A new Guest at Palazzo Cini… and what a guest! It is the painting Christ on the Cross, a masterpiece by Antoon van Dyck, dated 1627, on loan from the Royal Palace Museum of Genoa. This work of sublime grandeur — widely recognized by scholars as one of the most important Italian-period paintings by the renowned Flemish master — depicts the powerful body of Christ nailed to the cross, standing out starkly against a dark, cloud-laden sky that underscores the desolate solitude of his execution and death.
A cold light falls upon his naked body and the wide Baroque drapery that twists around his waist, as if stirred by the wind.
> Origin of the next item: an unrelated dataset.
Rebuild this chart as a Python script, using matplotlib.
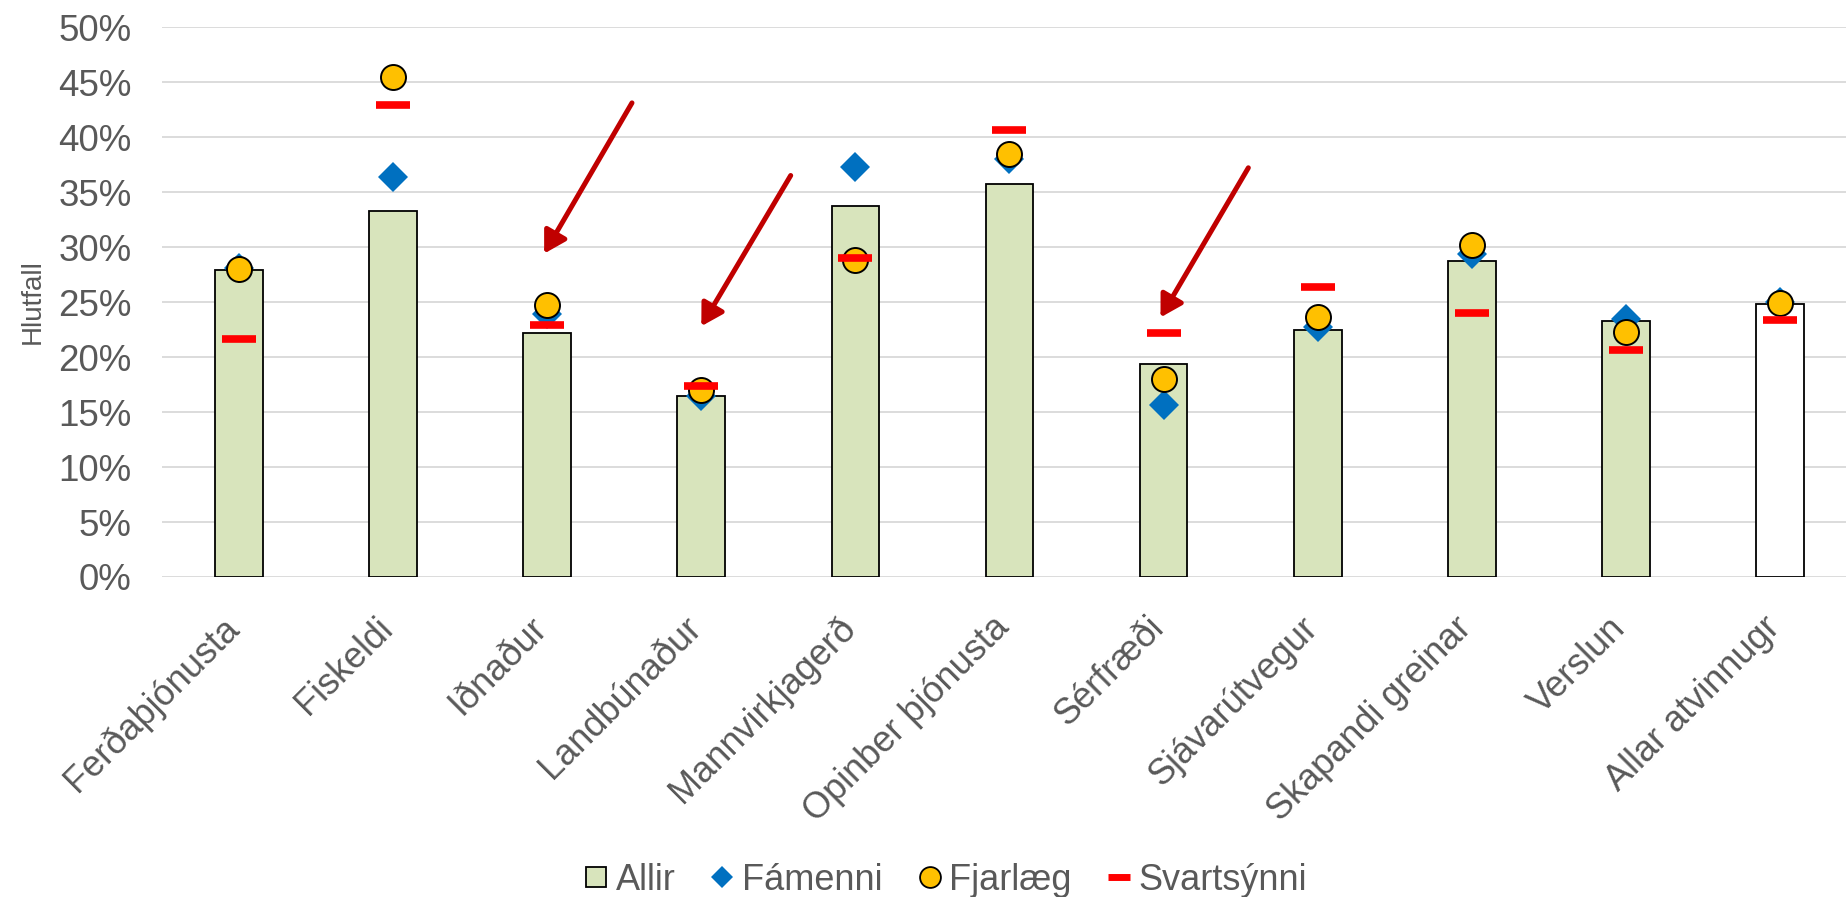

He is still alive: his suffering face, streaked with blood, is turned upward. Blood also flows from the wounds in his wrists and feet. Faint rays of light encircle his head crowned with thorns. In the sky, one can glimpse the eclipse described by Luke in his Gospel.
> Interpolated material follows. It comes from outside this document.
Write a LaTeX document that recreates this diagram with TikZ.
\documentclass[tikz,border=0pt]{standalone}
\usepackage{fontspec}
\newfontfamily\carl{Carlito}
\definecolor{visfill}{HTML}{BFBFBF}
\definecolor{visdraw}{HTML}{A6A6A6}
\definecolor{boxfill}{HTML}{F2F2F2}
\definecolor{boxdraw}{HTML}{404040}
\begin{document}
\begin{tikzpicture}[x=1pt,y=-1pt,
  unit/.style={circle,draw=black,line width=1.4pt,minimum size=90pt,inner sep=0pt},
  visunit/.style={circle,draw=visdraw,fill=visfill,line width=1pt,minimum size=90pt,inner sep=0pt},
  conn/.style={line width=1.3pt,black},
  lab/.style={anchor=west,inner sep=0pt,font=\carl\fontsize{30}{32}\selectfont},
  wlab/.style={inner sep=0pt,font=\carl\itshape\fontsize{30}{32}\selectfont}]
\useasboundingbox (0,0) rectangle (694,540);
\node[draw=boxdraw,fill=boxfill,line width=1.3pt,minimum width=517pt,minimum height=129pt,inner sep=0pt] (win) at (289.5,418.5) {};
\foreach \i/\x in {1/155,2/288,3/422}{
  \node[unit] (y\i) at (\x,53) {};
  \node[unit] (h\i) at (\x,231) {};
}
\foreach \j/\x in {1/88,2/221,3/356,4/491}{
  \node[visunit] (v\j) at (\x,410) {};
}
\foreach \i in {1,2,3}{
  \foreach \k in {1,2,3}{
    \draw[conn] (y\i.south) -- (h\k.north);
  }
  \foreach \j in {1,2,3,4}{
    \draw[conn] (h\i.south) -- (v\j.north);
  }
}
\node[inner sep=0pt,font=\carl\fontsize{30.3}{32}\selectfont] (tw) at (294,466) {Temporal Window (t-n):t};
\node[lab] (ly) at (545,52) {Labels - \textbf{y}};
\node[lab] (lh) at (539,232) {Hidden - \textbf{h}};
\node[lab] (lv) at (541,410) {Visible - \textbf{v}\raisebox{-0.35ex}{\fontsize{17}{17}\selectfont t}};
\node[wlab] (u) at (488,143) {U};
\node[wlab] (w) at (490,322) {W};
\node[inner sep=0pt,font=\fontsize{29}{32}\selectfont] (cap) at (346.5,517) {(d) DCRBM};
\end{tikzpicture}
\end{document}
The barren, rocky landscape surrounding the cross and fading into the darkness of the background evokes the dramatic dimension in which Christ’s profound emotional anguish is mirrored. The painting was acquired by Carlo Felice in 1821. Its attribution to the Flemish artist has never been questioned — on the contrary, some scholars believe it to be the only surviving autograph Crucifixion from Van Dyck’s Italian years.